Brink, a one-time star quarterback who developed his remarkable facility with puzzles (not to mention a photographic memory and a synesthetic ability to see numbers as colors) after a career-ending football hit that permanently rewired his brain, has never met a puzzle he couldn't solve, but Price's might just be his first stumper. He's intrigued enough to take up the challenge, especially when he finds himself inexplicably drawn to Price, with whom he feels the kind of instantaneous, visceral emotional connection that's been elusive since his accident.
Brink soon realizes that Moses is not the only one following Price's case carefully, and that other, powerful forces are eager to solve the puzzle for their own reasons. His increasingly dangerous quest takes him deep into a centuries-old mystery, one with connections to both Jewish mysticism and the modern-day technocratic elite. Trussoni, whose previous novels include a duology about angels, employs some supernatural elements, which complement the thriller plot. Readers who usually eschew the fantastical, however, will find the novel well-grounded in the real world; Trussoni's research is adeptly woven throughout, and the story develops through a variety of interconnected narratives, with diaries and archival letters appearing alongside Brink's present odyssey.

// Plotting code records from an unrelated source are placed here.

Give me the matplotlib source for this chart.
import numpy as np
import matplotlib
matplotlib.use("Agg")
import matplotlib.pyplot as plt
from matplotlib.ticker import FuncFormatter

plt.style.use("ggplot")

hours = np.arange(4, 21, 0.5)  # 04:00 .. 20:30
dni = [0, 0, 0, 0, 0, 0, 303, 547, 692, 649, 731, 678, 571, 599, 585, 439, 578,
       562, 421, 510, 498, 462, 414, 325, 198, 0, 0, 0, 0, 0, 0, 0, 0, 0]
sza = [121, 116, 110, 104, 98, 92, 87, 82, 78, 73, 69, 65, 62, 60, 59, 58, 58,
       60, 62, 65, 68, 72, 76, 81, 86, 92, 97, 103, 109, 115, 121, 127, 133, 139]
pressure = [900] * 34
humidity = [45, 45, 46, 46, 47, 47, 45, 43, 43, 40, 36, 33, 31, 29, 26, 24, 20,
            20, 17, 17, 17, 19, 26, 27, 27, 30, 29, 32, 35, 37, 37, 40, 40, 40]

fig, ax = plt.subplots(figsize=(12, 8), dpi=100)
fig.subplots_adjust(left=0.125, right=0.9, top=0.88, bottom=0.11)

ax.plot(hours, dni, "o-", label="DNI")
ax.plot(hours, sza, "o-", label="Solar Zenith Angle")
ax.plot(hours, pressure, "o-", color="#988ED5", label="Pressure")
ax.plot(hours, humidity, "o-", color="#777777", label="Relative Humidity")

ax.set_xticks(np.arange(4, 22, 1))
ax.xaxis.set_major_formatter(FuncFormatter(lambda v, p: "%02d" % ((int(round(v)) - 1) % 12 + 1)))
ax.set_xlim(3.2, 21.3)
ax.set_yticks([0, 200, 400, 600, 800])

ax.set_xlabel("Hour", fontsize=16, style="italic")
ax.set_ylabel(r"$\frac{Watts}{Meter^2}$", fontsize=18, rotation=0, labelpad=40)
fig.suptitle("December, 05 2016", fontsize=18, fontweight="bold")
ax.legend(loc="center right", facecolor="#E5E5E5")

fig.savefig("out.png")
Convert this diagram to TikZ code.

Filled with puzzles, codes, and clues, The Puzzle Master has been drawing plenty of comparisons to The Da Vinci Code, and rightly so; like Brown's wildly popular thriller, Trussoni has developed an intriguing protagonist with a surprising skillset, and she takes inspiration from arcane historical sources. The Puzzle Master, however, is more formally complex than Brown's novel, and in many ways more rewarding. Whether readers are avid puzzle solvers or just fans of sharp, intricate thrillers, they'll be eager to spend more time with Mike Brink, who's due to star in a sequel, The Puzzle Box, out next year.